Hubo y hay muchos conatos de acercamiento que trataron y tratan de armonizar dogmas, ritos o derechos, pero lo que sobra de protagonismo se echa en falta de espíritu. Tendremos que seguir insistiendo. “Dios siempre busca un camino para llegar al corazón más obstinado” escribió el filósofo francés Manuel Mounier, un escritor cristiano que murió agotado a los 45 años en 1950 buscando el denominador común de la fe cristiana para que los hombres se entendieran mediante una revolución de la persona y de la comunidad, capaz de acabar con la miseria de los pobres y con lo que él llamaba “el desorden implantado”. Sólo el cristianismo es capaz de hacer tal gesto, con tal de que sea un cristianismo auténtico que se deje de palabrerías y que vaya al grano.

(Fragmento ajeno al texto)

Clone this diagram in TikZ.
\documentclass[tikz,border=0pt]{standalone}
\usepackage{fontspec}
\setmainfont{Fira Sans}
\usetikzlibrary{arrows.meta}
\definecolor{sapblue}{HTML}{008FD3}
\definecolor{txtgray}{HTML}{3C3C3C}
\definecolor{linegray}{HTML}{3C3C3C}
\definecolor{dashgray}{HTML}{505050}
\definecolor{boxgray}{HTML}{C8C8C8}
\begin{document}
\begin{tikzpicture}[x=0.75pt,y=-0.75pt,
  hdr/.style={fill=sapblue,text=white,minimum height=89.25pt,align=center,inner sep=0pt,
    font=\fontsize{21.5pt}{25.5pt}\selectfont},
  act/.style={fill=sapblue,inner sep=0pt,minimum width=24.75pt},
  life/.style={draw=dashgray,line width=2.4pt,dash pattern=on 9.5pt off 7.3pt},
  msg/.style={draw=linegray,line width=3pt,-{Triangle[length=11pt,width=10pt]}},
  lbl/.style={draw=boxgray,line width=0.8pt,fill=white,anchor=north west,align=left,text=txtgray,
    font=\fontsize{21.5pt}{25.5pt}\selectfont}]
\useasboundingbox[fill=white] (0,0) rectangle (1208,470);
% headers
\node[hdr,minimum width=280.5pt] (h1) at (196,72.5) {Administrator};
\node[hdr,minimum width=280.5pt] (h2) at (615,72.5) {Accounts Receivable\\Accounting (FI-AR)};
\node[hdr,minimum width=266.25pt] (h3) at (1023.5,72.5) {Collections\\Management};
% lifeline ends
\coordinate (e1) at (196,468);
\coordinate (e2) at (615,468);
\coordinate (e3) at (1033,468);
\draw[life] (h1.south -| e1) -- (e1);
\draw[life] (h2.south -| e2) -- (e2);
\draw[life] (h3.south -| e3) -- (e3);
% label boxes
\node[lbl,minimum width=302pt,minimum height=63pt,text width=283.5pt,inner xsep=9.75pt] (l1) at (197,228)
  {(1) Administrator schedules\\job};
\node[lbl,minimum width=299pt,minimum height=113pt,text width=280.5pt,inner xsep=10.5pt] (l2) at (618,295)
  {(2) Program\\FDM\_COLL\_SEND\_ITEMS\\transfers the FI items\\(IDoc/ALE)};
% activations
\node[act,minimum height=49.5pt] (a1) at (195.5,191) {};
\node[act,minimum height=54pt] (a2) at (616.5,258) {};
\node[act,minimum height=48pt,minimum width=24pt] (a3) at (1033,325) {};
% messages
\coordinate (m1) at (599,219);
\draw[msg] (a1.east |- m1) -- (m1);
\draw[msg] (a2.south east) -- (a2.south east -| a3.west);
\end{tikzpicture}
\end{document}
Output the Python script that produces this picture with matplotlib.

M. Mounier aún tenía fe en que un cristiano unido a Cristo sería capaz de cambiar el mundo. “Pero entonces, y son sus palabras, que despliegue velas sobre el mástil, y zarpando del puerto donde está vegetando, que enfile hacia la estrella más lejana sin cuidarse de la noche que lo envuelve” (I 56). “Los más prehistóricos animales que se refugiaron en el rincón tranquilo de una concha no llegaron más que a ser moluscos, centollos y percebes. En cambio el pez que se arriesgó y corrió la aventura de desplazarse por las aguas con la piel desnuda, abrió un camino que desembocó en el homo sapiens” (III. 460, 511). Es necesario luchar contra corriente, unidos por el amor para vencer el odio y la miseria de este mundo.

Para ello tenemos que unir mano con mano contra el desamor y el desamparo, contra la injusticia y la pobreza, recordando aquel hermoso dicho que nunca deberíamos cansarnos de repetir y practicar: “Si todos nos diéramos de verdad la mano no habría ninguna pidiendo”.